I will think more on this but maybe somebody has already studied it. Anyway, more information about these differences would be appreciated.
 A: First let's assume some definitions (see for example Gilbard-Trudinger page 10): $C^\infty([0,T])$ is the space of all functions $f\in C^\infty((0,T))$ such that $f$ and all it's derivatives, can be continuously extended up to the boundary of $(0,1)$. 
With this definition we have that all $f\in C^\infty([0,T])$ does have compact support, hence $$C^\infty([0,T])=C_c^\infty([0,T])$$
The last equality shows that $3$ is not true and $4$ is true.

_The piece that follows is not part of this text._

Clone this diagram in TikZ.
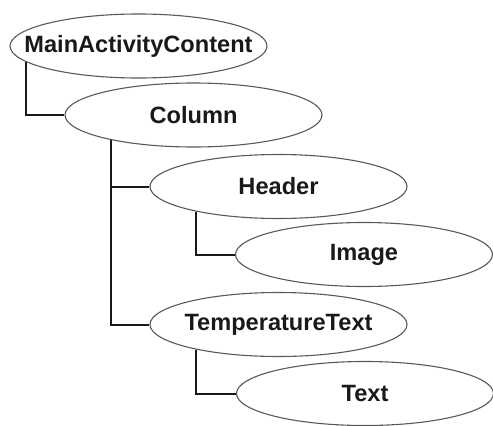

On the other hand if $f\in C_c^\infty ((0,T))$, then you can find a $\delta >0$ (try to prove it), such that $f(x)=0$ for $x\in (0,\delta)\cup (T-\delta,T)$, hence $1$ and $2$ is true.
To conclude, note that if you define weak derivative (as you have formulated) by using the space $C^\infty([0,T])$ as a test space, then you have some problems with integration by parts (can you see this?).
A: I think the correct definition for $C_c^\infty[0,T]$ should be
$$
C_c^\infty[0,T]=\{ f\in C_c^\infty(\mathbb{R}): \text{supp}(f) \subset [0,T]\},
$$
since this is the natural analog of the definition for $C_c^\infty(0,T)$. This gives raise to an equivalent definition
$$
C_c^\infty[0,T]=\{ f\in C^\infty[0,T] : f^{(n)}(0)=f^{(n)}(T)=0, \text{ for all } n \geq0\}.
$$
In this case 4 is clearly false and the definition of weak derivatives remains unchanged.
Edit: The first definition can be found, for example, in Trèves' "Topological vector spaces, distributions and kernels" on page 130 (where he gives the example of test functions as an LF space).
As I see you are interested in Lions-Magenes' definition of $\mathcal{D}[a,b]$, let me note that their definition is equivalent to $C^\infty[a,b]$ by Borel's lemma (I consider $V=\mathbb{R}$): They define 
$$
\mathcal{D}[a,b]:= \{ f|_{[a,b]} : f\in C_c^\infty(\mathbb{R}) \}.
$$
From this obviously $\mathcal{D}[a,b] \subset C^\infty[a,b]$ and for the other direction take a function $f\in C^\infty[a,b]$ and take $g\in C^\infty[b,\infty)$ so that $g^{(n)}(b)=f^{(n)}(b)$ for all $n$. This gives a function $C^\infty[a,\infty)$ which you can then "cut-off" to have compact support. Doing the same for $a$ we get that $f\in \mathcal{D}[a,b]$ so they are indeed the same.
Notice that they $\textbf{don't}$ define weak derivatives with respect to this space, but with respect to $\mathcal{D}]a,b[$ which is the usual space of test functions.
On the other hand this answers another question of yours on why is $\mathcal{D}[a,b]$ dense in $W(a,b)$: This assertion is the analog of the theorem that says $C^\infty(\bar{\Omega})$ is dense in $W^{1,2}(\Omega)$ when $\Omega$ has nice boundary.